Le New York Times : Il a perdu un Courbet en fuyant les nazis. Ses héritiers le récupèrent.

March 28, 2023, by Julia Jacobs – excerpt.

Gustave Courbet, La Ronde Enfantine, 1862. Image credit: Wikimedia Commons (Courtesy of Art UK/the Fitzwilliam Museum)

“Shortly before the Nazi occupation of France in 1940, a Jewish engineer from a prominent family fled his Paris home with his mother, abandoning their apartment in the city’s affluent 16th arrondissement.”

“Among the possessions they left behind was a 19th-century painting of a lush forest scene, with children playing under a canopy of trees. As the Nazis took over, the artwork — by Gustave Courbet, the French realist painter — was carried off and reserved for the collection of a top Nazi official.”

“This is a deliberate seizure by the German authorities from a Jewish citizen of France with the diversion of the work of art to Nazi leaders,” the United Kingdom’s Spoliation Advisory Panel wrote in its decision. “We are satisfied that the heirs of the owner of the painting have a strong claim to restitution.”

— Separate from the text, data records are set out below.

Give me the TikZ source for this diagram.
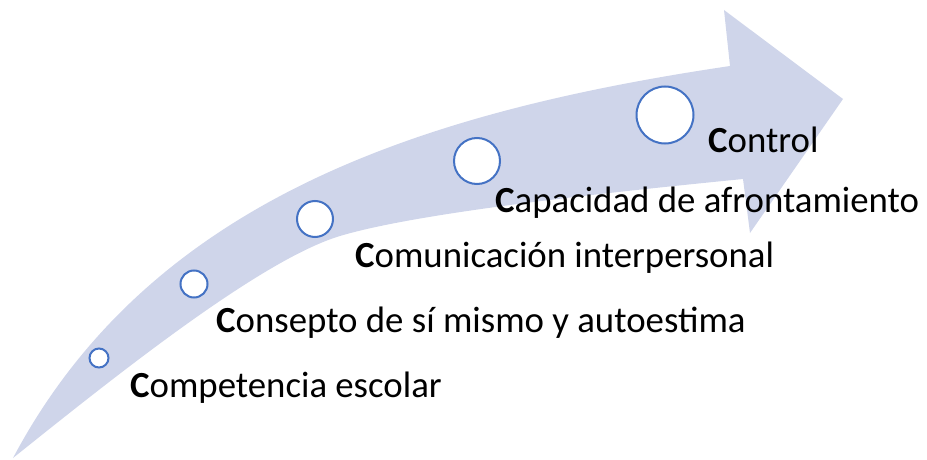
\documentclass[tikz,border=0pt]{standalone}
\usepackage{fontspec}
\setmainfont{Carlito}
\definecolor{arrowfill}{RGB}{207,213,234}
\definecolor{ringblue}{RGB}{68,114,196}
\begin{document}
\begin{tikzpicture}[x=1pt, y=-1pt,
        dot/.style={circle, draw=ringblue, fill=white, line width=2pt, inner sep=0pt},
        label/.style={anchor=base west, inner sep=0pt, font=\fontsize{36.8}{44}\selectfont}
    ]
        \useasboundingbox (0,0) rectangle (927,460);
        % Arrow
        \fill[arrowfill] (13,458) .. controls (150,200) and (420,112) .. (730,66)
            -- (724,10) -- (843,99) -- (750,233) -- (743,179)
            .. controls (613,192) and (420,212) .. (340,236)
            .. controls (260,260) and (113,378) .. cycle;
        % Circles
        \node[dot, minimum size=19pt] (c1) at (99,358) {};
        \node[dot, minimum size=27pt] (c2) at (194,284) {};
        \node[dot, minimum size=36pt] (c3) at (315,219) {};
        \node[dot, minimum size=46pt] (c4) at (477,161) {};
        \node[dot, minimum size=57pt] (c5) at (665,115) {};
        % Labels
        \node[label] (t1) at (130,397) {\textbf{C}ompetencia escolar};
        \node[label] (t2) at (216,332) {\textbf{C}onsepto de sí mismo y autoestima};
        \node[label] (t3) at (355,267) {\textbf{C}omunicación interpersonal};
        \node[label] (t4) at (495,212) {\textbf{C}apacidad de afrontamiento};
        \node[label] (t5) at (708,152) {\textbf{C}ontrol};
    \end{tikzpicture}
\end{document}
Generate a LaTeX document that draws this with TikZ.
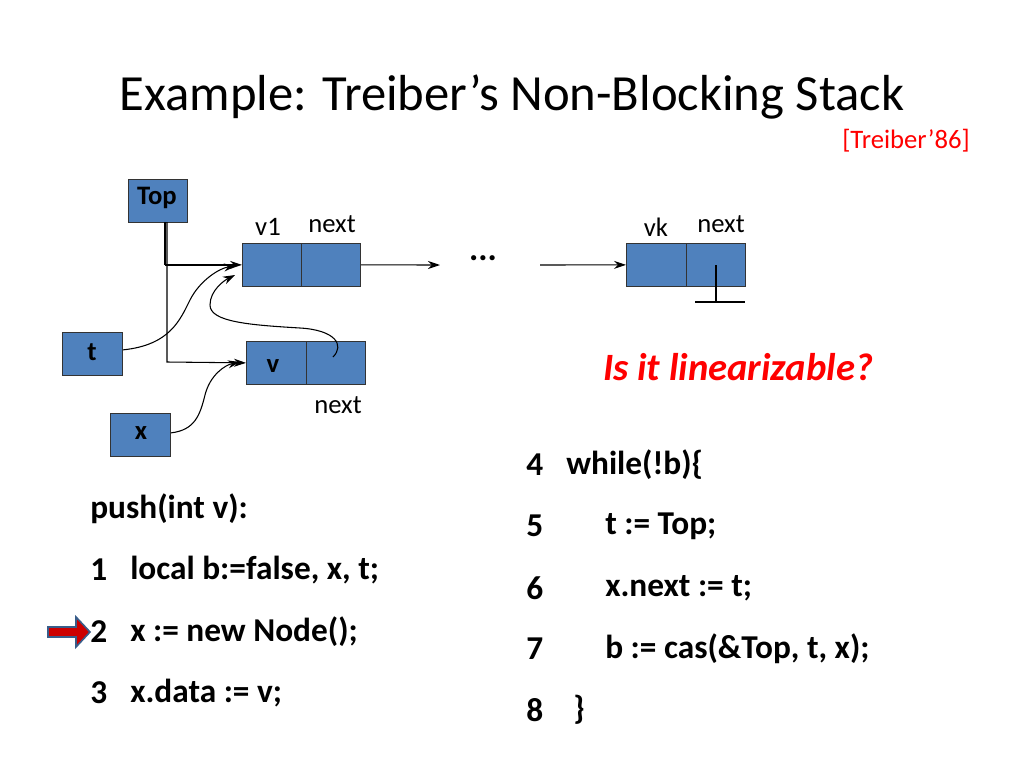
\documentclass[tikz,border=0pt]{standalone}
\usepackage{fontspec}
\setmainfont{Carlito}
\usetikzlibrary{arrows.meta}
\definecolor{boxblue}{RGB}{79,129,189}
\definecolor{boxedge}{RGB}{56,93,138}
\begin{document}
\begin{tikzpicture}[x=0.75pt,y=-0.75pt,
  cell/.style={draw=black!80,fill=boxblue,line width=0.8pt,minimum height=32pt,inner sep=0pt,anchor=north west},
  lbl/.style={font=\fontsize{20}{20}\selectfont,inner sep=0pt},
  blbl/.style={font=\bfseries\fontsize{20}{20}\selectfont,inner sep=0pt},
  code/.style={font=\bfseries\fontsize{25}{25}\selectfont,anchor=west,inner sep=0pt},
  arr/.style={-{Stealth[length=9pt,width=6pt]},line width=0.8pt}]
\useasboundingbox (0,0) rectangle (1024,768);
\node[font=\fontsize{38}{38}\selectfont] (title) at (512,97) {Example: Treiber’s Non-Blocking Stack};
\node[font=\fontsize{20}{20}\selectfont,text=red,anchor=east,inner sep=0pt] (ref) at (970,141) {[Treiber’86]};
% boxes
\node[cell,minimum width=44pt,minimum height=32pt] (top) at (128,179) {};
\node[blbl] at (157,198) {Top};
\node[cell,minimum width=44.25pt] (v1a) at (242,243) {};
\node[cell,minimum width=44.25pt] (v1b) at (301,243) {};
\node[cell,minimum width=45pt] (vka) at (626,243) {};
\node[cell,minimum width=44.25pt] (vkb) at (686,243) {};
\node[cell,minimum width=45pt] (va) at (246,341) {};
\node[cell,minimum width=44.25pt] (vb) at (306,341) {};
\node[blbl] at (273,366) {v};
\node[cell,minimum width=45pt] (t) at (62,332) {};
\node[blbl] at (92,352) {t};
\node[cell,minimum width=45pt] (x) at (110,413) {};
\node[blbl] at (141,433) {x};
% labels
\node[lbl] at (268,227) {v1};
\node[lbl] at (332,224) {next};
\node[lbl] at (656,227) {vk};
\node[lbl] at (721,224) {next};
\node[lbl] at (338,405) {next};
\node[font=\bfseries\fontsize{26}{26}\selectfont,inner sep=0pt] (dots) at (483,258) {...};
% connectors
\draw[line width=2pt] (165,222) -- (165,265);
\draw[arr,line width=1.3pt] (165,265) -- (v1a.west);
\draw[arr] (167,222) -- (167,362) -- (va.west);
\draw[arr] (v1b.east) -- (440,265);
\draw[arr] (540,265) -- (vka.west);
\draw[line width=0.8pt] (716,265) -- (716,302);
\draw[line width=0.8pt] (695,302) -- (745,302);
\draw[arr] (t.east) ++(0,-4) .. controls (170,345) and (180,320) .. (190,300) .. controls (200,280) and (220,268) .. (236,266);
\draw[arr] (x.east) ++(0,-2) .. controls (195,430) and (200,415) .. (205,395) .. controls (210,375) and (225,365) .. (240,362);
\draw[arr] (333,357) .. controls (345,345) and (335,330) .. (300,328) .. controls (250,325) and (210,322) .. (210,305) .. controls (210,290) and (225,280) .. (235,275);
% question
\node[font=\bfseries\itshape\fontsize{29}{29}\selectfont,text=red,inner sep=0pt] (q) at (738,367) {Is it linearizable?};
% code left
\node[code] (p0) at (90,509) {push(int v):};
\node[code] (p1) at (90,570) {1};
\node[code] at (130,570) {local b:=false, x, t;};
\node[code] (p2) at (90,632) {2};
\node[code] at (130,632) {x := new Node();};
\node[code] (p3) at (90,693) {3};
\node[code] at (130,693) {x.data := v;};
% code right
\node[code] (r4) at (526,465) {4};
\node[code] at (566,465) {while(!b)\{};
\node[code] (r5) at (526,526) {5};
\node[code] at (605,526) {t := Top;};
\node[code] (r6) at (526,588) {6};
\node[code] at (605,588) {x.next := t;};
\node[code] (r7) at (526,649) {7};
\node[code] at (605,649) {b := cas(\&Top, t, x);};
\node[code] (r8) at (526,710) {8};
\node[code] at (573,710) {\}};
% pointer arrow
\draw[fill=red!80!black,draw=boxedge,line width=1.2pt,line join=miter]
  (48,627) -- (76,627) -- (76,617) -- (90,632) -- (76,647) -- (76,637) -- (48,637) -- cycle;
\end{tikzpicture}
\end{document}
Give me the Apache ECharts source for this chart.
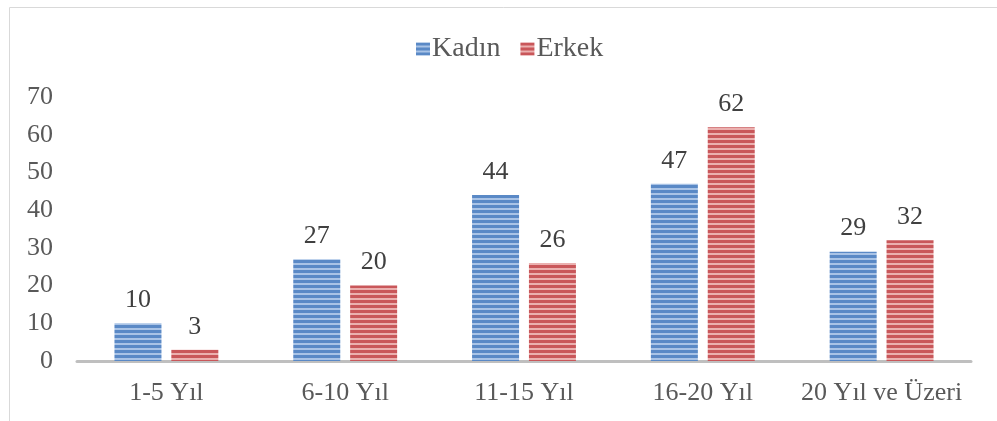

“The claim was brought to the panel in 2021 by the Mondex Corporation, a Toronto-based company that assists heirs who are seeking restitutions.”

“According to the company’s research, after the painting was looted it was transferred to the Jeu de Paume, a Paris museum that the Germans turned into a depository for their looted art. There, it was inventoried with the title “Waldlandschaft,” which translates from German into “forest landscape.” A handwritten note with the painting indicated it had been intended for the collection of Hermann Göring, a Nazi official who was convicted of war crimes at the Nuremberg trials.”

“James Palmer, the founder of the Mondex Corporation, called the British government and the Fitzwilliam Museum “exemplary in their proactive, respectful and moral treatment of this restitution claim.”